On the eve of the last two sentencing hearings this week in the case of a pair of Black men tortured by six White law enforcement officers, a cousin of Emmett Till’s mother thought of her own son.

“I haven’t talked to him today, and that’s unusual,” Priscilla Williams Till said of her 19-year-old, Emmett Louis Till Williams – named, she said, for the boy whose 1955 lynching just a few hours’ drive from here remains a shocking touchstone of the nation’s civil rights movement.

The mother made the sudden realization while discussing the events that defined the week here: the series of hearings – two a day – in which the now-former officers, who pleaded guilty to a combined 13 federal felonies tied to the abuse of Michael Jenkins and Eddie Parker, were sentenced at Jackson’s federal courthouse to 10 to 40 years each in prison.

Till picked up her phone and dialed her “baby.”

He didn’t pick up.

Till got tense. She starting chatting again, then paused. And then she was reabsorbed in her phone, all while sitting at a table in Johnny T’s, a popular Black-owned bistro and blues club in the Farish Street district, where Black wealth reigned before integration took hold in the ‘70s.


Priscilla Williams Till attends a news conference Wednesday outside the federal courthouse in Jackson.
She phoned her teenager again. Finally, he picked up. He was at work. He was fine. Safe.

The mother’s momentary fear something bad had happened to her child eased. But its underpinnings would not subside, certainly not as her mind swirled with the sickening details pouring out in the final phase of the case of the self-styled “Goon Squad,” whose members and others illegally went last January into the home of a woman Parker had been caring for, a federal lawsuit states.
There, the then-officers handcuffed, kicked, waterboarded, tased and sexually assaulted 

Parker and Jenkins over nearly two hours before one put a gun in Jenkins’ mouth and pulled the trigger in a mock execution, the lawsuit and court records say.
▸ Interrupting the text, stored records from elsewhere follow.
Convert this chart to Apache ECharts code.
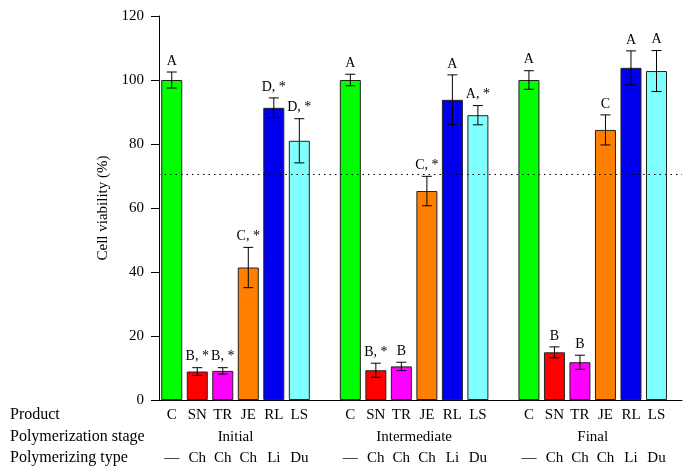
<!DOCTYPE html>
<html>
<head>
<meta charset="utf-8">
<script src="https://cdn.jsdelivr.net/npm/echarts@6/dist/echarts.min.js"></script>
<style>html,body{margin:0;padding:0;background:#fff;}#c{width:693px;height:476px;}</style>
</head>
<body>
<div id="c"></div>
<script>
// ---- data ----
const products = ['C', 'SN', 'TR', 'JE', 'RL', 'LS'];
const polymerTypes = ['\u2014', 'Ch', 'Ch', 'Ch', 'Li', 'Du'];
const stages = ['Initial', 'Intermediate', 'Final'];
const colors = ['#00ff00', '#ff0000', '#ff00ff', '#ff8000', '#0000ee', '#80ffff'];

const meanInitial = [100, 8.9, 9.1, 41.4, 91.3, 81.0];
const errInitial = [2.5, 1.2, 1.0, 6.3, 3.1, 6.9];
const letterInitial = ['A', 'B, *', 'B, *', 'C, *', 'D, *', 'D, *'];

const meanIntermediate = [100, 9.3, 10.5, 65.3, 93.8, 89.0];
const errIntermediate = [1.8, 2.2, 1.3, 4.6, 7.8, 3.0];
const letterIntermediate = ['A', 'B, *', 'B', 'C, *', 'A', 'A, *'];

const meanFinal = [100, 14.9, 11.8, 84.4, 103.8, 102.8];
const errFinal = [2.9, 1.7, 2.2, 4.7, 5.3, 6.4];
const letterFinal = ['A', 'B', 'B', 'C', 'A', 'A'];

const threshold = 70.6;

// ---- build ----
const means = [meanInitial, meanIntermediate, meanFinal];
const errs = [errInitial, errIntermediate, errFinal];
const letters = [letterInitial, letterIntermediate, letterFinal];
const slotsPerGroup = products.length + 1;

const barData = [], errData = [], errLabels = [], productSlots = [], stageSlots = [];
const slotProduct = {}, slotType = {}, slotStage = {};
stages.forEach((s, g) => {
  const c = g * slotsPerGroup + (products.length - 1) / 2;
  stageSlots.push(c);
  slotStage[c] = s;
  products.forEach((p, i) => {
    const x = g * slotsPerGroup + i;
    productSlots.push(x);
    slotProduct[x] = p;
    slotType[x] = polymerTypes[i];
    barData.push({ value: [x, means[g][i]], itemStyle: { color: colors[i] } });
    errData.push([x, means[g][i], errs[g][i]]);
    errLabels.push(letters[g][i]);
  });
});

const serif = 'Liberation Serif';
const FS = 15;
const chart = echarts.init(document.getElementById('c'));
const xBase = {
  type: 'value', min: -0.5, max: stages.length * slotsPerGroup - 1,
  gridIndex: 0, position: 'bottom',
  splitLine: { show: false }, axisTick: { show: false },
};
chart.setOption({
  animation: false,
  grid: { left: 159, right: 11, top: 16, bottom: 76 },
  xAxis: [
    Object.assign({}, xBase, {
      axisLine: { show: true, onZero: false, lineStyle: { color: '#000', width: 1 } },
      axisLabel: { customValues: productSlots, formatter: v => slotProduct[v] || '', color: '#000', fontFamily: serif, fontSize: FS, margin: 8 }
    }),
    Object.assign({}, xBase, {
      offset: 22, axisLine: { show: false, onZero: false },
      axisLabel: { customValues: stageSlots, formatter: v => slotStage[v] || '', color: '#000', fontFamily: serif, fontSize: FS, margin: 8 }
    }),
    Object.assign({}, xBase, {
      offset: 43, axisLine: { show: false, onZero: false },
      axisLabel: { customValues: productSlots, formatter: v => slotType[v] || '', color: '#000', fontFamily: serif, fontSize: FS, margin: 8 }
    })
  ],
  yAxis: {
    type: 'value', min: 0, max: 120, interval: 20,
    name: 'Cell viability (%)', nameLocation: 'middle', nameGap: 42,
    nameTextStyle: { color: '#000', fontFamily: serif, fontSize: FS },
    axisLine: { show: true, onZero: false, lineStyle: { color: '#000', width: 1 } },
    axisTick: { show: true, length: 8, lineStyle: { color: '#000' } },
    axisLabel: { color: '#000', fontFamily: serif, fontSize: FS, margin: 15 },
    splitLine: { show: false }
  },
  graphic: [
    { type: 'text', left: 10, top: 407, style: { text: 'Product', font: '16px "Liberation Serif"', fill: '#000' } },
    { type: 'text', left: 10, top: 429, style: { text: 'Polymerization stage', font: '16px "Liberation Serif"', fill: '#000' } },
    { type: 'text', left: 10, top: 450, style: { text: 'Polymerizing type', font: '16px "Liberation Serif"', fill: '#000' } }
  ],
  series: [
    {
      type: 'bar', xAxisIndex: 0, data: barData, barWidth: 21, z: 2,
      itemStyle: { borderColor: '#222', borderWidth: 1 },
      markLine: {
        silent: true, symbol: 'none', label: { show: false },
        lineStyle: { color: '#000', type: [1.5, 4], width: 1.2 },
        data: [{ yAxis: threshold }]
      }
    },
    {
      type: 'custom', xAxisIndex: 0, data: errData, z: 5,
      renderItem: (params, api) => {
        const x = api.value(0), m = api.value(1), e = api.value(2);
        const top = api.coord([x, m + e]);
        const bot = api.coord([x, m - e]);
        const hw = 5;
        return {
          type: 'group',
          children: [
            { type: 'line', shape: { x1: top[0], y1: top[1], x2: bot[0], y2: bot[1] }, style: { stroke: '#000', lineWidth: 1 } },
            { type: 'line', shape: { x1: top[0] - hw, y1: top[1], x2: top[0] + hw, y2: top[1] }, style: { stroke: '#000', lineWidth: 1 } },
            { type: 'line', shape: { x1: bot[0] - hw, y1: bot[1], x2: bot[0] + hw, y2: bot[1] }, style: { stroke: '#000', lineWidth: 1 } },
            { type: 'text', x: top[0], y: top[1] - 4, style: { text: errLabels[params.dataIndex], align: 'center', verticalAlign: 'bottom', font: '14px "Liberation Serif"', fill: '#000' } }
          ]
        };
      }
    }
  ]
});
</script>
</body>
</html>
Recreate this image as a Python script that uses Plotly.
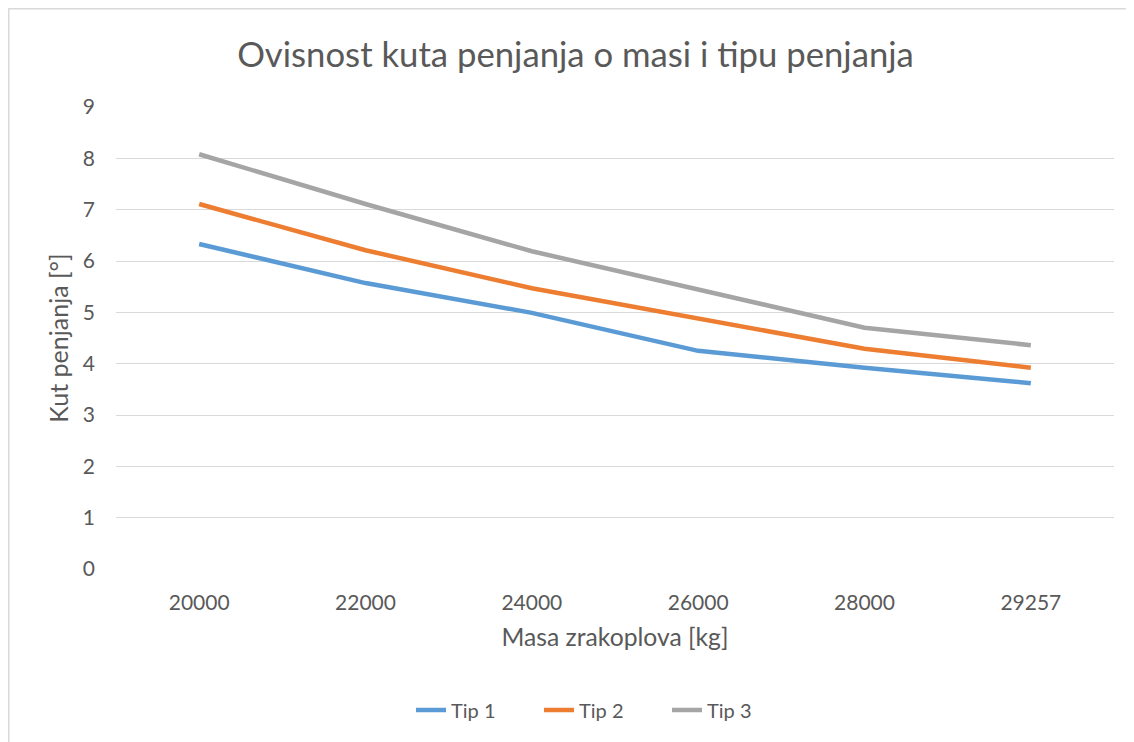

The officers, “in their repeated use of racial slurs in the course of their violent acts, were oppressive and hateful against their African-American victims,” the suit adds.
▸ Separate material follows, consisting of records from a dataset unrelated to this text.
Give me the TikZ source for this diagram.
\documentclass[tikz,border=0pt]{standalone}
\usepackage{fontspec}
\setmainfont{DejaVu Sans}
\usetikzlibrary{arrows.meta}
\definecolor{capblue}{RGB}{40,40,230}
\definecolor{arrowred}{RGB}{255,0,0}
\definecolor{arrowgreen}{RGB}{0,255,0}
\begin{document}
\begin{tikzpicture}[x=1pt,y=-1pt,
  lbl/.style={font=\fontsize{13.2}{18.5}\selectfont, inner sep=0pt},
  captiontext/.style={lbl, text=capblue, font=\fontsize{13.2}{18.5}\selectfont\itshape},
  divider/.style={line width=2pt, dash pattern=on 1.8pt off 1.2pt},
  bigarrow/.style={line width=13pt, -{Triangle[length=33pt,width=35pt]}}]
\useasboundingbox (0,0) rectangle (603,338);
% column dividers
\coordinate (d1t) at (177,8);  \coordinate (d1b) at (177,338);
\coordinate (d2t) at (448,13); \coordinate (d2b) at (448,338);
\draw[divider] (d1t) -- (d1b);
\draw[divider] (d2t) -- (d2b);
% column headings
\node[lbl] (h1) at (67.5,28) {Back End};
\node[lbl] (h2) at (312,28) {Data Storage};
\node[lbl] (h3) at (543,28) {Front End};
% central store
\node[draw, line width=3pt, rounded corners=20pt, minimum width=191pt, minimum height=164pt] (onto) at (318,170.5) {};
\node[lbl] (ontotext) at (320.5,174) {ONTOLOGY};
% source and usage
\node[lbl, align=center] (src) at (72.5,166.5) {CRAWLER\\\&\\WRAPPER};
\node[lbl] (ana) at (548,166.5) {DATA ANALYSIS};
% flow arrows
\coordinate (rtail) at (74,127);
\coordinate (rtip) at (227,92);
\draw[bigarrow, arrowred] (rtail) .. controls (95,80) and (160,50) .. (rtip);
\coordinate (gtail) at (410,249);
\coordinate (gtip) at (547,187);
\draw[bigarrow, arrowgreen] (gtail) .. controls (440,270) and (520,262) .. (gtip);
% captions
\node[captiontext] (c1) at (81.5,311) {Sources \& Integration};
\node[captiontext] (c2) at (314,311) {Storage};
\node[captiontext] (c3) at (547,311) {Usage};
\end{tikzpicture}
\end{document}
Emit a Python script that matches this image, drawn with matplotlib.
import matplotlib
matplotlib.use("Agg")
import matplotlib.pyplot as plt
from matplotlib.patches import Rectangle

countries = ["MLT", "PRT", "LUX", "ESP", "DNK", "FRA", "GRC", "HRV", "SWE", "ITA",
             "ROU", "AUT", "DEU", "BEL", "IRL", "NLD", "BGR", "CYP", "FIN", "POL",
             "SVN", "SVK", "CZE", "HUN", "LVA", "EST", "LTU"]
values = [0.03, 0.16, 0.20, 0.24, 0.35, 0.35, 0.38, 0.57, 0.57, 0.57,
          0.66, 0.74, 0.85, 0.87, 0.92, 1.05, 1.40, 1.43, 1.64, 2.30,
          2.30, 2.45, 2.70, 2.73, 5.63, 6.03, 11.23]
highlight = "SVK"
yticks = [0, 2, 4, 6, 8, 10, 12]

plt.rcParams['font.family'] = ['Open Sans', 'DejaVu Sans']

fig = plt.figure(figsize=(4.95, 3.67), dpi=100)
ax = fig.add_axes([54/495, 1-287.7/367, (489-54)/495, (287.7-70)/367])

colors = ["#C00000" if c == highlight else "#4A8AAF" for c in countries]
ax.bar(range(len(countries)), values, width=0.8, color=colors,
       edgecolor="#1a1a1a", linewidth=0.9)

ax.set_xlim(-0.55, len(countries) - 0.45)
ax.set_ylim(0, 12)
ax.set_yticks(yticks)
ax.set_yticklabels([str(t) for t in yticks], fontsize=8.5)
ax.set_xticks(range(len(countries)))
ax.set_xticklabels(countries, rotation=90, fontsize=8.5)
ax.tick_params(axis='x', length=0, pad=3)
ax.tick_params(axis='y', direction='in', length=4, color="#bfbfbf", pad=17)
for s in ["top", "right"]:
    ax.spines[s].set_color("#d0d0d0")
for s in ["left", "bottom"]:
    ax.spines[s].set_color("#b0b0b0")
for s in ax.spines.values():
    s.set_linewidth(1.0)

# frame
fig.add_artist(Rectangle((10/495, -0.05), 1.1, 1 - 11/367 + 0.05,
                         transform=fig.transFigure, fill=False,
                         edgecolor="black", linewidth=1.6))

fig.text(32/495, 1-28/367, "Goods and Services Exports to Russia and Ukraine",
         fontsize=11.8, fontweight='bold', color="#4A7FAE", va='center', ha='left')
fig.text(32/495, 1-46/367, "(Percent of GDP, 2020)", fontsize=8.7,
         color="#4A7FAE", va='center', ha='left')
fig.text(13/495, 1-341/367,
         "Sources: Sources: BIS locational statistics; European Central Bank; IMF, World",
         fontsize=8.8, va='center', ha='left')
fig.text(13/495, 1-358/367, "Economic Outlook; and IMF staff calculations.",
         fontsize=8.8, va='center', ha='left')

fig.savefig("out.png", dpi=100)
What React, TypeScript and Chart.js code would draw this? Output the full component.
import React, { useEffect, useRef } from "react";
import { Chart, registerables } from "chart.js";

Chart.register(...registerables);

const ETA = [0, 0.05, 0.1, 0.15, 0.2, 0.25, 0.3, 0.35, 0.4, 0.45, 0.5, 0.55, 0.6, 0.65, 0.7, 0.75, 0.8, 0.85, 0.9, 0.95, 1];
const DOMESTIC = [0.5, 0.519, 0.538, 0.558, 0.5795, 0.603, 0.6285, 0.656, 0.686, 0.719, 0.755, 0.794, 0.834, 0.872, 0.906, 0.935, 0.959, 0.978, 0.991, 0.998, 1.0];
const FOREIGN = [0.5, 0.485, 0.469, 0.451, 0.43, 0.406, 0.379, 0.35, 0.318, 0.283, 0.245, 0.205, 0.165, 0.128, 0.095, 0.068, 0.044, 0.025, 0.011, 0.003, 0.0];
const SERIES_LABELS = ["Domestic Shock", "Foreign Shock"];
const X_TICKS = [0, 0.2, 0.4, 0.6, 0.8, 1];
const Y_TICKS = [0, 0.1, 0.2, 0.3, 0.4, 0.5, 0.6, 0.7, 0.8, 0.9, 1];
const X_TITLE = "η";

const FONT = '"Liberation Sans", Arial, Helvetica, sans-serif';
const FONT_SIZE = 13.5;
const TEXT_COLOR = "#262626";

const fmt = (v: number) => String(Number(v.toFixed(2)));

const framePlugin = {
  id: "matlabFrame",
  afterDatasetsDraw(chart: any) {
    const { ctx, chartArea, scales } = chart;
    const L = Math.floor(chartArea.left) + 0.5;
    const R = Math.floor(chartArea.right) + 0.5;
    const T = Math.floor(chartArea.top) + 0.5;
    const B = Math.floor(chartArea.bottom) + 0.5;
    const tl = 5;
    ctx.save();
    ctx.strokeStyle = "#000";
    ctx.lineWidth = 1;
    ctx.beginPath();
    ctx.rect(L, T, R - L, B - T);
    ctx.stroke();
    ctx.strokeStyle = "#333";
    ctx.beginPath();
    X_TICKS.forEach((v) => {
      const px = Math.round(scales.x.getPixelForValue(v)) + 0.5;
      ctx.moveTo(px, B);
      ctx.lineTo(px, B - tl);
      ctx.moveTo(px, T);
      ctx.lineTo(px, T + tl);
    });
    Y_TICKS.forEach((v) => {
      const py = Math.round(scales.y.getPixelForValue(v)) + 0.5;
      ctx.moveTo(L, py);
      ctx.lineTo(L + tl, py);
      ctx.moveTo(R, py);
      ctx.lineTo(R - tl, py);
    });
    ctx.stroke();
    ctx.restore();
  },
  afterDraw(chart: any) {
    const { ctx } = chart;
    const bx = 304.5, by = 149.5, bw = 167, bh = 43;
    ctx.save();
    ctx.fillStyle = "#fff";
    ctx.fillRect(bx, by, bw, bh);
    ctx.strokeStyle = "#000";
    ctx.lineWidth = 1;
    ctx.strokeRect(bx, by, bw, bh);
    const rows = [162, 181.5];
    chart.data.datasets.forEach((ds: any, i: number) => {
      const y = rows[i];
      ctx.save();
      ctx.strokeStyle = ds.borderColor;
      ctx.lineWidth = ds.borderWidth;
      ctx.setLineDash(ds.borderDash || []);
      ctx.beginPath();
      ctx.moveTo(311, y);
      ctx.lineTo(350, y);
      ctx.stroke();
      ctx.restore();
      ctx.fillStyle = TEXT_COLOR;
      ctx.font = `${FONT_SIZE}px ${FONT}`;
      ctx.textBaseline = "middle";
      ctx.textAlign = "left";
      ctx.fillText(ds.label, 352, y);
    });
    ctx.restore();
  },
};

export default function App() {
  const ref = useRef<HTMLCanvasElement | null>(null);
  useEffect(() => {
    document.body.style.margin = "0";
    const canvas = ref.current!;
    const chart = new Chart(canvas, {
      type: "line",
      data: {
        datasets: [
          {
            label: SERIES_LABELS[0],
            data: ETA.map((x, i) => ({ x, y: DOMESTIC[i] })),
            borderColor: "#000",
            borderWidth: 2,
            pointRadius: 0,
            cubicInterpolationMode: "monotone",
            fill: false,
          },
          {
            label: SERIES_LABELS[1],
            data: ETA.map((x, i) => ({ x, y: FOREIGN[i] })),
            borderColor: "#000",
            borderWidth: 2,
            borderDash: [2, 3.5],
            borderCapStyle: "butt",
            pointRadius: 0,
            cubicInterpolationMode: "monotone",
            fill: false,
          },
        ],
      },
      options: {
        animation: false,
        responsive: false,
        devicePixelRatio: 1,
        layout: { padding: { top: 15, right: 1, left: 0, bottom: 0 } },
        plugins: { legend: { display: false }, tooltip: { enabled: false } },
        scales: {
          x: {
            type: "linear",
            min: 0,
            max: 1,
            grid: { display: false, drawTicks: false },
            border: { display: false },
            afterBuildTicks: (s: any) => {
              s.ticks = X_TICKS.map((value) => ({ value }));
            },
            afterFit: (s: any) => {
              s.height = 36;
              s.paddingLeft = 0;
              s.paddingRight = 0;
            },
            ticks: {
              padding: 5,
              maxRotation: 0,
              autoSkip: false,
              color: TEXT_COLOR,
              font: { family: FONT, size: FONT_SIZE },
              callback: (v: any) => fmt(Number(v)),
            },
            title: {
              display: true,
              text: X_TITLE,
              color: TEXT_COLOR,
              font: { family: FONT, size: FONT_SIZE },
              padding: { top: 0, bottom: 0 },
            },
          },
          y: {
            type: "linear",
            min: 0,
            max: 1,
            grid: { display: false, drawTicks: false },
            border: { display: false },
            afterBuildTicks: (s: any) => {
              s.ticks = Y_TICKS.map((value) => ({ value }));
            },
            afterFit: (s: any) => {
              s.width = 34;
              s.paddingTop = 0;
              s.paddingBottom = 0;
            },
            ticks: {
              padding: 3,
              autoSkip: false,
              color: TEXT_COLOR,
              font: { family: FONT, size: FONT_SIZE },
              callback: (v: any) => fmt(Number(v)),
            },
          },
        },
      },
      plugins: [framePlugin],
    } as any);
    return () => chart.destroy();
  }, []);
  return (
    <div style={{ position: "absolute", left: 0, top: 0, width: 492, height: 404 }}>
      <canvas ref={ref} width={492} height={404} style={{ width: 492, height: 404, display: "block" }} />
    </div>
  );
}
Those racist expressions, Till said, reflect “the values, the customs, the physical objects, that are passed down from generation to generation. This is passed down to children.

“And look at these children in the courtrooms,” she said, “look at their suffering.”

Beyond the courthouse, the “Goon Squad” sentencings also set the stage for people across majority-Black greater Jackson to confront the case’s excruciating truths: from vestiges of slavery to the survivors’ haunting trauma, perpetrators’ often-agonized courtroom apologies and the grave question of how to push toward a more just future.
The tendrils, indeed, extend into a nation grappling with how police use force, especially against people of color and notably after the 2020 murder of Black father George Floyd by a White Minneapolis officer whose federal sentence was shorter than a few doled out this week in Jackson.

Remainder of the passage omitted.